Any claims by the Purchaser – based on whatever legal grounds - shall become invalid 12 months as of delivery.

IX. Software use

Insofar as software is included in the goods supplied, the Purchaser shall be granted a non-exclusive right to use the software including the associated documentation. It shall be assigned for use on the delivery item intended for this purpose. Use of the software on more than one system is prohibited. The Purchaser may copy, revise, translate or convert the software from the object code into the source code only to the extent legally permitted (Sections 69 a et seq. German Copyright Act (UrhG). The Purchaser undertakes not to remove or amend manufacturer information – in particular copyright notes – without the prior express consent of the Supplier. Any other rights to the software and documentation including the copies shall remain with the Supplier or the software supplier.
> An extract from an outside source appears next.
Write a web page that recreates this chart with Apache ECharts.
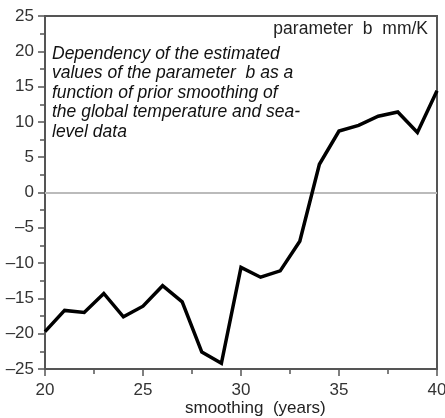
<!DOCTYPE html>
<html>
<head>
<meta charset="utf-8">
<script src="https://cdn.jsdelivr.net/npm/echarts@6/dist/echarts.min.js"></script>
<style>
  html, body { margin: 0; padding: 0; background: #fff; }
  #chart { width: 445px; height: 418px; }
</style>
</head>
<body>
<div id="chart"></div>
<script>
  // smoothing window (years) and estimated parameter b (mm/K)
  var smoothing = [20, 21, 22, 23, 24, 25, 26, 27, 28, 29, 30, 31, 32, 33, 34, 35, 36, 37, 38, 39, 40];
  var paramB = [-19.7, -16.7, -17.0, -14.3, -17.6, -16.1, -13.2, -15.5, -22.6, -24.2, -10.6, -12.0, -11.1, -6.9, 4.0, 8.7, 9.5, 10.8, 11.4, 8.5, 14.4];

  var note = [
    'Dependency of the estimated',
    'values of the parameter  b as a',
    'function of prior smoothing of',
    'the global temperature and sea-',
    'level data'
  ];

  var myChart = echarts.init(document.getElementById('chart'));

  var axisColor = '#555';
  var labelColor = '#333';
  var font = 'Liberation Sans, Arial, sans-serif';

  var option = {
    animation: false,
    grid: {
      left: 45, right: 8, top: 16, bottom: 49,
      outerBoundsMode: 'none',
      show: true, borderColor: axisColor, borderWidth: 2
    },
    xAxis: {
      type: 'value',
      min: 20, max: 40, interval: 5,
      axisLine: { onZero: false, lineStyle: { color: axisColor, width: 2 } },
      axisTick: { length: 7, lineStyle: { color: axisColor, width: 1.5 } },
      minorTick: { show: true, splitNumber: 2, length: 5, lineStyle: { color: axisColor, width: 1.5 } },
      splitLine: { show: false },
      axisLabel: { color: labelColor, fontSize: 17, fontFamily: font, margin: 13 }
    },
    yAxis: {
      type: 'value',
      min: -25, max: 25, interval: 5,
      axisLine: { show: true, lineStyle: { color: axisColor, width: 2 } },
      axisTick: { show: true, length: 7, lineStyle: { color: axisColor, width: 1.5 } },
      minorTick: { show: true, splitNumber: 2, length: 5, lineStyle: { color: axisColor, width: 1.5 } },
      splitLine: { show: false },
      axisLabel: {
        color: labelColor, fontSize: 17, fontFamily: font, margin: 11,
        formatter: function (v) { return String(v).replace('-', '\u2013'); }
      }
    },
    graphic: [
      {
        type: 'text', left: 52, top: 44,
        style: {
          text: note.join('\n'), fill: '#111', lineHeight: 19.5,
          font: 'italic 17.5px Liberation Sans, Arial, sans-serif'
        }
      },
      {
        type: 'text', right: 17, top: 20,
        style: { text: 'parameter  b  mm/K', fill: '#222', font: '17.5px Liberation Sans, Arial, sans-serif' }
      },
      {
        type: 'text', left: 185, top: 400,
        style: { text: 'smoothing  (years)', fill: '#222', font: '17px Liberation Sans, Arial, sans-serif' }
      }
    ],
    series: [{
      type: 'line',
      data: smoothing.map(function (x, i) { return [x, paramB[i]]; }),
      symbol: 'none',
      lineStyle: { color: '#000', width: 3.5, join: 'miter' },
      z: 3,
      markLine: {
        silent: true,
        symbol: 'none',
        label: { show: false },
        lineStyle: { color: '#bbb', width: 2, type: 'solid' },
        data: [{ yAxis: 0 }],
        z: 1
      }
    }]
  };

  myChart.setOption(option);
</script>
</body>
</html>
The granting of sub-licences is prohibited.

X. APPLICABLE LAW, SEVERABILITY CAUSE, PLACE OF JURISDICTION

1. The law of the Federal Republic of Germany governing legal relationships between German parties shall apply exclusively to all legal relationships between the Supplier and the Purchaser. The application of the United Nations Convention on Contracts for the International Sale of Goods of 11.04.1980) shall be ruled out.

2. If a provision of the contract and/or these General Terms and Conditions is ineffective in full or in part, the effectiveness of the remaining provisions shall remain unaffected. The parties undertake in this event to replace the ineffective stipulation with an effective stipulation, which is as close as possible to the economic purpose of the ineffective stipulation.

3. The sole place of jurisdiction for any disputes arising from the contractual relationship is the place of the registered office of the Supplier. However, the Supplier shall have the right to institute legal proceedings at the headquarters of the Purchaser.